Podría entresacar otros datos en favor de mi argumento, pero me parece que los expuestos lo tornan al menos plausible, asi que voy a concluir aquí, con el añadido de dos observaciones. La primera relativa al hecho de que este libro, reconocido como un clásico, no sólo de la historiografía argentina, sino también de la latinoamericana, no ha tenido descendientes. Si hay un trabajo en que resuena la tesis de Romero respecto del papel de las ciudades en América Latina, creo que es el ensayo de Angel Rama, La ciudad letrada.

La otra observación está referida al estilo. No pienso tanto en el estilo literario, del que nos acaba de hablar muy bien Noé Jitrik, sino del estilo intelectual, por así decir, de Romero.

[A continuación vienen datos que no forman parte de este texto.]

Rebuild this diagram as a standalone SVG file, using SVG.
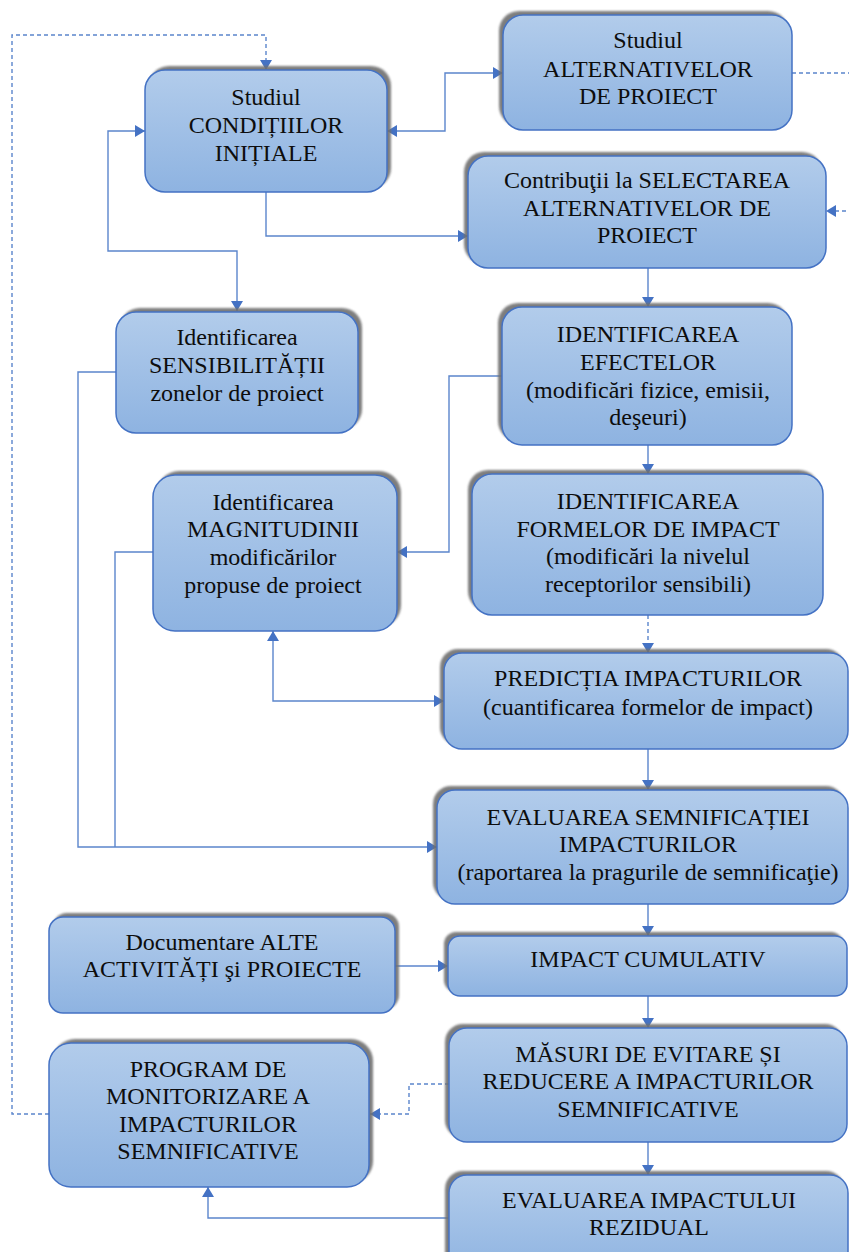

Para caracterizarlo no encuentro otros términos que los de sobriedad, contención y cierta reserva irónica para evitar que la pasión cívica, que reivindicaba para su labor historiográfica, se convirtiera en la excusa del patetismo.


[1] Véase Oscar Terán, “Imago Mundi: de la universidad de las sombras a la universidad de relevo’’, en Punto de vista, año XI, n° 33, set.-dic. 1988.

[2] Los escritos de reflexión teórica y metodológica han sido reunidos en José Luis Romero. La vida histórica, Buenos Aires. Sudamericana, 1988.

[3] José Luis Romero, Bases para una morfología de los contactos culturales. Buenos Aires. Institución Cultural Española, 1944, p. 11

[4] Ibid.,.p. 15.

[5] Félix Luna, Conversaciones con José Luis Romero. Buenos Aires, Sudamericana. 1986.